Entertainment Weekly has a good rundown of the legalese of the matter, basically explaining that the suit (which has not yet been filed) might have some standing in California based on various anti-discrimination laws, but that any determination will largely depend on behind-the-scenes emails, memos, etc. between staff at ABC and the various production companies that make the show. Obviously if there are explicit references to deliberately not casting non-white Bachelors or Bachelorettes then there might be a problem, legally speaking. And in a bigger, general way, it's unfortunate that so far the casts of those shows have been so conspicuously homogenous and if that's expressly on purpose that's very bad. But other than that, um, really guys?
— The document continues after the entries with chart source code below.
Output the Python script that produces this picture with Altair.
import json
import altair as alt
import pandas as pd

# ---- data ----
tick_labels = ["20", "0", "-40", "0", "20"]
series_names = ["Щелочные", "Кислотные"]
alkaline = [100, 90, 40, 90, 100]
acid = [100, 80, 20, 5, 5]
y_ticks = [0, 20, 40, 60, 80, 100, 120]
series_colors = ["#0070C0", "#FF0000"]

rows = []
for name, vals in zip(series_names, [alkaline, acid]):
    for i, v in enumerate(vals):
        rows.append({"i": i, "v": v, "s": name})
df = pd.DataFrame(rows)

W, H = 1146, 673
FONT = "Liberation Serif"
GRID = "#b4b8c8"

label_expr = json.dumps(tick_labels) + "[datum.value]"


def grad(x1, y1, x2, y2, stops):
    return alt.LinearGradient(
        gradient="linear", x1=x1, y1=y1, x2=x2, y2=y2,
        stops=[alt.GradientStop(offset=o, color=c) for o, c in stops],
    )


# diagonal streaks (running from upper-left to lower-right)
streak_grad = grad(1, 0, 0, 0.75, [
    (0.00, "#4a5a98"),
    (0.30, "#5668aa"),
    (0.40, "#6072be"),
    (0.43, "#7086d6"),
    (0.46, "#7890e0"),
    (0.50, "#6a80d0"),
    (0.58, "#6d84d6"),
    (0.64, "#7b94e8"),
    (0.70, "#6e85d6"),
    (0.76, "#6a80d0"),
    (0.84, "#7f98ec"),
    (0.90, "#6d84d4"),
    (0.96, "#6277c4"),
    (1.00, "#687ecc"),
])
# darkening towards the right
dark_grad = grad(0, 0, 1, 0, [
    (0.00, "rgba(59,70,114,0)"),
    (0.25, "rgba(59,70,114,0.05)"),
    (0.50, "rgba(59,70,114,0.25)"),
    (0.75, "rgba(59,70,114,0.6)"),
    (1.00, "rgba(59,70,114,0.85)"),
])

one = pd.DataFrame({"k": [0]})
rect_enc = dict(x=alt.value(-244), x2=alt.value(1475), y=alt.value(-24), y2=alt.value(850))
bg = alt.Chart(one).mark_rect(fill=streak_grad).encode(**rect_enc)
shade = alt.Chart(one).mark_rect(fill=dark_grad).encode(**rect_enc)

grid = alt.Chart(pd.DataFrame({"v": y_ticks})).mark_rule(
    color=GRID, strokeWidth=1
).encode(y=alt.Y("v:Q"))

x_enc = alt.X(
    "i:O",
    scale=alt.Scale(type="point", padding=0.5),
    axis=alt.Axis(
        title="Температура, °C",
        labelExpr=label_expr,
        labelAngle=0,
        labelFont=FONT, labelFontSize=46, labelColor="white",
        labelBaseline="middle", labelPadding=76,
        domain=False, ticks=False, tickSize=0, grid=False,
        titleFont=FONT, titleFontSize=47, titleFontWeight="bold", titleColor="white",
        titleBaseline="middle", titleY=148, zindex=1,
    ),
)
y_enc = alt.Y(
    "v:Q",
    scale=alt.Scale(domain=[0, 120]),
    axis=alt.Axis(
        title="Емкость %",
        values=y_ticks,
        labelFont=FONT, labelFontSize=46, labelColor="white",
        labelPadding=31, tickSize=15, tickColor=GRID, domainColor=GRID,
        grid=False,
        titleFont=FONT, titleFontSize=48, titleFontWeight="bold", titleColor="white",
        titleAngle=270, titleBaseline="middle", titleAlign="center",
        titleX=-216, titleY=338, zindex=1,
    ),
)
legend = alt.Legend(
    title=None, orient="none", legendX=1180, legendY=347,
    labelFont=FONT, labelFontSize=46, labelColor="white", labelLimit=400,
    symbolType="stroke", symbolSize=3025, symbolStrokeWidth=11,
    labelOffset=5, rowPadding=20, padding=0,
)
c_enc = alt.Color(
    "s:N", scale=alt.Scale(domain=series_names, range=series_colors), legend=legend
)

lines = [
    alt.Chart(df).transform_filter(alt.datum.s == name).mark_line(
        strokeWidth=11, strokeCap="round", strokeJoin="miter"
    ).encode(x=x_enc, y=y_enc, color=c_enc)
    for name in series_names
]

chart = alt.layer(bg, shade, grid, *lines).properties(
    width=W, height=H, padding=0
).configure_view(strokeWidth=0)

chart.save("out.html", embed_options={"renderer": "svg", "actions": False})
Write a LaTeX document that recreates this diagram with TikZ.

Like, is that where we are right now, suing reality shows because they won't cast us? Sue a job that doesn't hire you because you're black, that's a real offense for sure. But a reality show isn't a job exactly, is it? Specifically, The Bachelor is not a job. Being The Bachelor is not employment from which one can be unfairly discriminated. Yes, you receive money and it may lead to future employment as, say, a cast member on Bachelor Pad, but it is not a livelihood that should be legally fair and inclusive. If ABC et .al. are deliberately not casting a black Bachelor or a Latina Bachelorette in favor of the blond(e) zombies they've had on so far, then that is bad and they are jerks. But sued? By two random people? For discrimination? That makes no sense!